Clearly, the Fed’s policy trajectory on inflation still wields influence over assets. Data on Friday, for example, showed a jump in long-term inflation expectations, sending the S&P 500 slightly lower and yields higher. Still, the central bank’s vice-like grip on investor psychology is getting less extreme while macro-drive market gyrations remain tame. The S&P 500 ended the five days down 0.3%, marking the sixth straight week without a 1% move — the longest stretch of inertia since late 2019.

The reactions are in stark contrast to last year, when the only trading game in town was betting on the Fed’s next hawkish move — causing stocks and bonds to drop in concert. As Chair Powell threatened fresh interest-rate hikes to tame runaway price growth, assets of all stripes trembled on the same monetary headlines. Volatility spiked. And life got harder for money managers as asset correlations spiked — hitting their diversification strategies along the way.

Now though time-honored trading patterns are returning, with bonds serving as a haven asset during times of risk aversion and corporate earnings wielding a strong influence over share movements. What’s more, a semblance of stability has returned. A Morgan Stanley measure that quantifies extreme asset moves has fallen by more than half from the 2022 peak — when monetary turbulence blanketed everything from British government bonds to the Japanese yen.

A Citigroup Inc. study dissecting the underbelly of markets also suggests the influence of macroeconomic forces is subsiding. Using a model that calculates how much the differences among stock returns can be explained by factors like interest rates, Citi strategists including Chris Montagu found macro contribution has fallen to 73% from 80% over the past month — the biggest drop in three years.

At the same time stock traders are gravitating more and more toward companies best positioned to weather an economic slowdown, like tech giants, while dumping shares of the most vulnerable such as energy producers.

The result: Easing lockstep moves among S&P 500 shares. A measure of their three-month correlation dropped below 0.3 in April for the first time in more than a year, according to data compiled by Bloomberg. (A value of 1 means they’re moving in unison with -1 suggesting the opposite.) While it has since risen, the reading remains almost 30% below the average reading last year.

“Since the US regional banking crisis materialized, fear of a recession has moved much higher, and this has generated a lot of repricing at the single-name level as investors focus on companies’ near-term vulnerabilities to a soft economic contraction,” said Peter Chatwell, head of global macro strategies trading at Mizuho International Plc.

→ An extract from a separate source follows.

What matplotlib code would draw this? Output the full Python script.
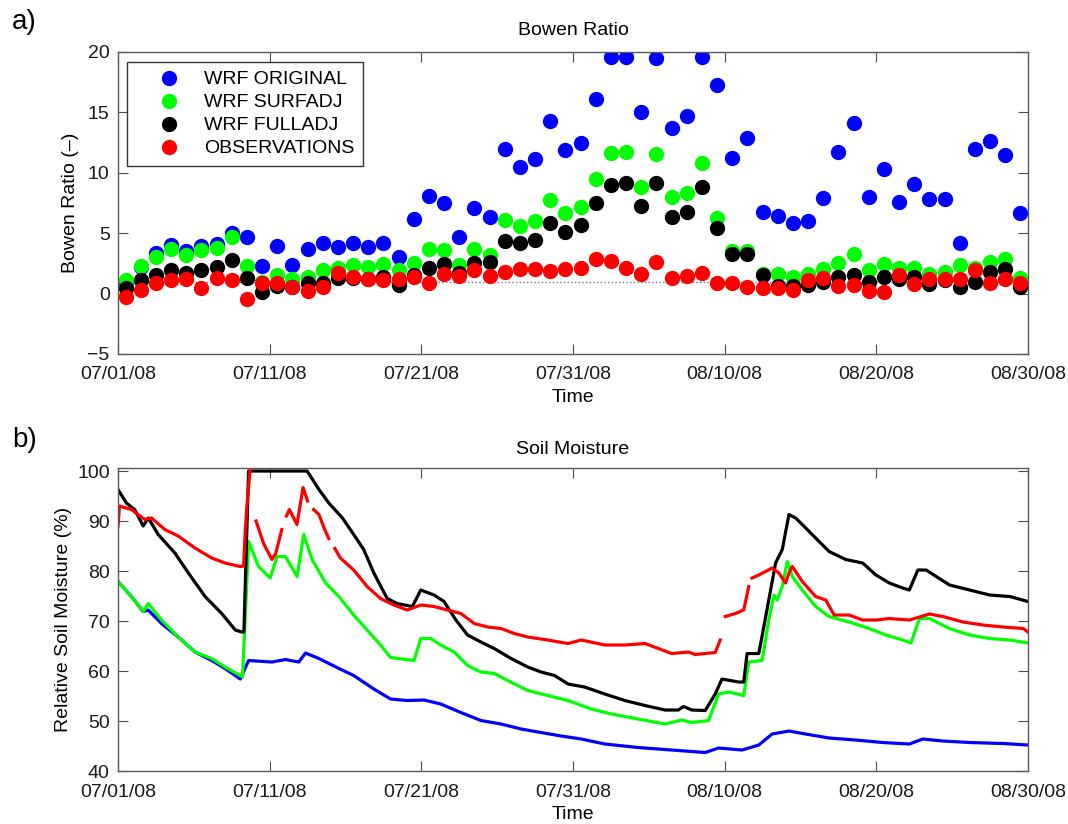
import numpy as np
import matplotlib
matplotlib.use("Agg")
import matplotlib.pyplot as plt

plt.rcParams['font.family'] = ['Liberation Sans', 'DejaVu Sans']
plt.rcParams['font.size'] = 14

# days since 07/01/08
tick_days = [0, 10, 20, 30, 40, 50, 60]
tick_labels = ['07/01/08', '07/11/08', '07/21/08', '07/31/08', '08/10/08', '08/20/08', '08/30/08']

# Bowen ratio, daily values (plotted at mid-day)
bowen_days = np.arange(60) + 0.5
wrf_original = [1.0, 2.2, 3.4, 4.0, 3.5, 3.9, 4.1, 5.0, 4.66, 2.28,
                3.97, 2.37, 3.66, 4.16, 3.88, 4.2, 3.83, 4.16, 3.05, 6.17,
                8.08, 7.47, 4.7, 7.1, 6.3, 11.94, 10.45, 11.14, 14.26, 11.89,
                12.44, 16.1, 19.6, 19.6, 15.0, 19.5, 13.7, 14.7, 19.6, 17.27,
                11.25, 12.9, 6.78, 6.42, 5.87, 6.04, 7.94, 11.75, 14.1, 8.03,
                10.3, 7.6, 9.07, 7.8, 7.8, 4.16, 12.0, 12.6, 11.47, 6.64]
wrf_surfadj = [1.1, 2.28, 3.06, 3.66, 3.2, 3.6, 3.8, 4.66, 2.28, 1.0,
               1.54, 1.18, 1.4, 1.95, 2.1, 2.37, 2.18, 2.45, 1.95, 2.56,
               3.66, 3.6, 2.37, 3.66, 3.2, 6.1, 5.6, 6.0, 7.72, 6.7,
               7.2, 9.46, 11.6, 11.7, 8.8, 11.56, 8.03, 8.36, 10.84, 6.23,
               3.55, 3.55, 1.6, 1.6, 1.35, 1.6, 2.04, 2.5, 3.28, 1.95,
               2.45, 2.09, 2.15, 1.6, 1.76, 2.37, 2.15, 2.64, 2.83, 1.26]
wrf_fulladj = [0.44, 1.1, 1.54, 1.95, 1.73, 1.95, 2.2, 2.78, 1.26, 0.16,
               0.63, 0.52, 0.85, 0.9, 1.3, 1.3, 1.2, 1.35, 0.71, 1.54,
               2.15, 2.45, 1.7, 2.56, 2.64, 4.35, 4.2, 4.44, 5.82, 5.12,
               5.68, 7.47, 8.99, 9.13, 7.28, 9.13, 6.3, 6.73, 8.8, 5.4,
               3.25, 3.25, 1.54, 0.6, 0.63, 0.71, 0.99, 1.4, 1.54, 1.0,
               1.35, 1.18, 1.35, 0.77, 1.1, 0.52, 0.93, 1.76, 2.04, 0.57]
observations = [-0.3, 0.3, 0.85, 1.12, 1.18, 0.5, 1.3, 1.12, -0.45, 0.85,
                0.9, 0.52, 0.24, 0.57, 1.68, 1.35, 1.18, 1.12, 1.18, 1.35,
                0.85, 1.6, 1.46, 1.95, 1.46, 1.81, 2.06, 2.06, 1.87, 2.06,
                2.09, 2.86, 2.72, 2.09, 1.62, 2.64, 1.32, 1.46, 1.68, 0.9,
                0.85, 0.57, 0.5, 0.43, 0.3, 1.12, 1.32, 0.63, 0.71, 0.24,
                0.1, 1.54, 0.79, 1.18, 1.18, 1.18, 1.95, 0.85, 1.18, 0.85]

# soil moisture (%)
sm_orig_days = [0, 0.88, 1.66, 1.99, 2.87, 3.97, 5.08, 6.18, 7.06, 8.06, 8.61, 10.15, 11.04,
                11.92, 12.36, 13.25, 14.57, 15.54, 16.87, 17.97, 19.07, 20.18, 21.28, 22.61,
                23.93, 25.26, 26.58, 27.9, 29.23, 30.55, 32.1, 34.3, 36.51, 38.72, 39.6, 41.15,
                42.25, 43.13, 44.24, 45.34, 46.89, 48.65, 50.42, 52.18, 53.07, 54.39, 56.16,
                58.37, 60]
sm_orig = [77.9, 74.9, 71.9, 72.2, 69.5, 66.8, 63.8, 62.1, 60.5, 58.4, 62.1, 61.8, 62.3,
           61.8, 63.6, 62.5, 60.5, 59.1, 56.4, 54.4, 54.1, 54.2, 53.4, 51.7,
           50.1, 49.4, 48.4, 47.7, 47.0, 46.4, 45.4, 44.7, 44.2, 43.7, 44.6, 44.2,
           45.2, 47.4, 48.0, 47.4, 46.6, 46.2, 45.7, 45.4, 46.4, 46.0, 45.7,
           45.5, 45.2]

sm_surf_days = [0, 0.88, 1.66, 1.99, 2.87, 3.97, 5.08, 6.18, 7.06, 8.06, 8.21, 8.61, 9.27,
                10.04, 10.49, 11.04, 11.81, 12.25, 12.8, 13.69, 14.57, 15.54, 16.43, 17.31,
                17.97, 19.52, 19.96, 20.62, 21.28, 22.17, 23.05, 23.93, 24.81, 25.7, 27.02,
                28.35, 29.67, 31.21, 32.54, 34.3, 36.07, 37.17, 37.84, 38.94, 39.6, 40.27,
                41.26, 41.59, 42.47, 42.91, 43.25, 43.47, 43.8, 44.13, 44.46, 45.12, 46.0,
                46.89, 48.21, 49.54, 50.64, 51.74, 52.29, 52.85, 53.51, 54.83, 56.16, 57.48,
                58.81, 60]
sm_surf = [77.9, 74.9, 71.9, 73.5, 70.2, 66.8, 63.8, 62.5, 60.8, 59.1, 58.8, 85.9, 80.9,
           78.6, 82.9, 82.9, 78.9, 87.3, 82.3, 77.6, 74.9, 71.2, 68.2, 65.2,
           62.7, 62.1, 66.5, 66.5, 65.2, 63.8, 61.1, 59.8, 59.5, 58.1, 56.1,
           55.1, 54.1, 52.4, 51.4, 50.4, 49.4, 50.2, 49.7, 50.1, 55.4, 55.8,
           55.1, 61.8, 62.1, 70.2, 75.2, 74.2, 76.9, 81.9, 78.9, 76.2, 72.9,
           70.9, 69.8, 68.5, 67.2, 66.2, 65.6, 70.5, 70.5, 68.5, 67.2, 66.5,
           66.2, 65.6]

sm_full_days = [0, 0.55, 1.1, 1.66, 2.0, 2.65, 3.75, 4.64, 5.74, 6.84, 7.73, 8.17, 8.3,
                8.61, 12.47, 13.25, 13.9, 14.8, 15.54, 16.2, 16.87, 17.75, 18.41, 19.41,
                19.96, 20.84, 21.5, 22.28, 23.05, 23.93, 24.81, 25.92, 27.02, 27.9, 28.79,
                29.67, 30.77, 32.1, 33.42, 34.75, 36.07, 36.95, 37.29, 37.84, 38.72, 39.38,
                39.82, 40.93, 41.26, 41.48, 42.25, 42.58, 42.91, 43.36, 43.8, 44.24, 44.68,
                45.12, 46.0, 46.89, 47.99, 49.1, 49.98, 50.86, 51.74, 52.18, 52.74, 53.29,
                53.95, 54.83, 56.16, 57.48, 58.81, 60]
sm_full = [96.3, 93.6, 92.3, 89.0, 90.6, 87.3, 83.6, 79.6, 74.9, 71.5, 68.2, 67.8, 67.8,
           100, 100, 96.3, 93.6, 90.6, 87.3, 84.3, 79.6, 74.5, 73.5, 72.9,
           76.2, 75.2, 73.9, 70.2, 67.2, 65.8, 64.5, 62.5, 60.8, 59.8, 59.1,
           57.4, 56.8, 55.4, 54.1, 53.1, 52.2, 52.2, 52.9, 52.2, 52.1, 55.4,
           58.4, 57.8, 57.8, 63.5, 63.5, 68.8, 74.2, 81.6, 84.3, 91.3, 90.6,
           89.3, 86.6, 83.9, 82.3, 81.6, 79.2, 77.6, 76.6, 76.2, 80.2, 80.2,
           78.9, 77.2, 76.2, 75.2, 74.9, 73.9]

sm_obs_days = [0, 0.1, 0.88, 1.32, 1.77, 2.21, 3.09, 3.97, 5.08, 6.18, 7.06, 8.06, 8.28,
               8.39, 8.5, 8.7, 8.85, 9.1, 9.6, 10.15, 10.4, 10.8, 10.9, 11.1, 11.3, 11.8,
               12.2, 12.5, 12.8, 12.9, 13.25, 13.6, 13.9, 14.2, 14.3, 14.66, 15.54, 16.43,
               17.31, 18.19, 19.07, 19.96, 20.84, 21.72, 22.61, 23.49, 24.37, 25.26, 26.14,
               27.02, 28.35, 29.67, 30.55, 32.1, 33.42, 34.75, 35.63, 36.51, 37.62, 38.06,
               39.38, 39.71, 39.85, 40.04, 40.71, 41.26, 41.59, 41.7, 41.81, 42.25, 43.13,
               43.58, 44.02, 44.24, 44.46, 44.9, 45.12, 46.0, 46.67, 47.22, 48.21, 49.1,
               49.98, 50.86, 52.18, 53.51, 54.39, 55.72, 57.04, 58.37, 59.69, 60]
sm_obs = [89.0, 93.0, 92.3, 91.3, 90.3, 90.6, 88.3, 87.0, 84.6, 82.6, 81.6, 80.9, 81.0,
          88.0, 93.0, 100, np.nan, 90.0, 85.5, 82.3, 83.5, 88.3, np.nan, 91.0, 92.3, 89.3,
          96.7, 94.0, np.nan, 92.3, 91.3, 88.5, 86.5, np.nan, 84.5, 82.6, 80.2, 76.9,
          74.5, 73.2, 72.2, 73.2, 72.9, 72.2, 71.5, 69.5, 68.8, 68.5, 67.5,
          66.8, 66.2, 65.5, 66.2, 65.2, 65.2, 65.5, 64.5, 63.5, 63.8, 63.3,
          63.7, 66.2, np.nan, 70.9, 71.5, 72.2, 76.9, np.nan, 78.6, 79.2, 80.6,
          79.6, 77.6, 79.6, 80.9, 78.9, 77.9, 74.9, 74.2, 71.2, 71.2, 70.2,
          70.2, 70.5, 70.2, 71.4, 70.9, 69.8, 69.2, 68.8, 68.5, 67.8]

fig = plt.figure(figsize=(10.68, 8.24), dpi=100)
ax1 = fig.add_axes([0.1105, 0.5704, 0.852, 0.3665])
ax2 = fig.add_axes([0.1105, 0.0643, 0.852, 0.3677])

# a) Bowen ratio
ax1.axhline(1, color='0.45', linestyle=':', linewidth=1.0, zorder=1)
ax1.plot(bowen_days, wrf_original, 'o', color='blue', markersize=10, label='WRF ORIGINAL')
ax1.plot(bowen_days, wrf_surfadj, 'o', color='#00ff00', markersize=10, label='WRF SURFADJ')
ax1.plot(bowen_days, wrf_fulladj, 'o', color='black', markersize=10, label='WRF FULLADJ')
ax1.plot(bowen_days, observations, 'o', color='red', markersize=10, label='OBSERVATIONS')
ax1.set_ylim(-5, 20)
ax1.set_yticks([-5, 0, 5, 10, 15, 20])
ax1.set_title('Bowen Ratio', fontsize=14, pad=12)
ax1.set_ylabel('Bowen Ratio (\u2013)', fontsize=14, labelpad=6)
leg = ax1.legend(loc='upper left', bbox_to_anchor=(0.01, 0.967), borderaxespad=0,
                 fancybox=False, framealpha=1, edgecolor='0.2', fontsize=14,
                 labelspacing=0.28, handlelength=3.4, handletextpad=0.1, borderpad=0.45)
leg.get_frame().set_linewidth(1.0)

# b) soil moisture
ax2.plot(sm_orig_days, sm_orig, color='blue', linewidth=2.3)
ax2.plot(sm_surf_days, sm_surf, color='#00ff00', linewidth=2.3)
ax2.plot(sm_full_days, sm_full, color='black', linewidth=2.3)
ax2.plot(sm_obs_days, sm_obs, color='red', linewidth=2.3)
ax2.set_ylim(40, 100.6)
ax2.set_yticks([40, 50, 60, 70, 80, 90, 100])
ax2.set_title('Soil Moisture', fontsize=14, pad=10)
ax2.set_ylabel('Relative Soil Moisture (%)', fontsize=14)

for ax in (ax1, ax2):
    ax.set_xlim(0, 60)
    ax.set_xticks(tick_days)
    ax.set_xticklabels(tick_labels)
    ax.set_xlabel('Time', fontsize=14, labelpad=4)
    ax.tick_params(direction='in', length=7, width=0.8, top=True, right=True,
                   labelsize=14, color='0.3', labelcolor='0.1', pad=6)
    ax.tick_params(axis='x', pad=9)
    for s in ax.spines.values():
        s.set_color('0.35')
        s.set_linewidth(1.0)

fig.text(0.011, 0.973, 'a)', fontsize=20, va='center', ha='left')
fig.text(0.011, 0.466, 'b)', fontsize=20, va='center', ha='left')

fig.savefig('out.png', dpi=100)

Falling equity correlations have been going hand-in-hand with lower gyrations in the broader market. That’s because stock winners offset losers, leading to subdued moves on the index level. The Cboe Volatility Index, a gauge of implied stock swings known as VIX, has been sitting below its one-year average despite economic angst.

Markets and asset classes moving more independently again is good news for active stock managers who tend to benefit when shares move on company-specific factors like earnings and balance sheets rather than macro drivers like monetary policy. Additionally, the reinstated inverse correlation between stocks and bonds is a relief for 60/40 strategies that suffered double-digit losses in 2022 as the two assets dropped in unison on high inflation.

“As we approach peak rates, the focus is shifting to the economic and earnings slowdown — this gives equities a new driver,” said Marija Veitmane, a senior multi-asset strategist at State Street Global Markets. “Furthermore, the ability to defend margins and protect earnings would be a differentiating factor for stock and sector returns.”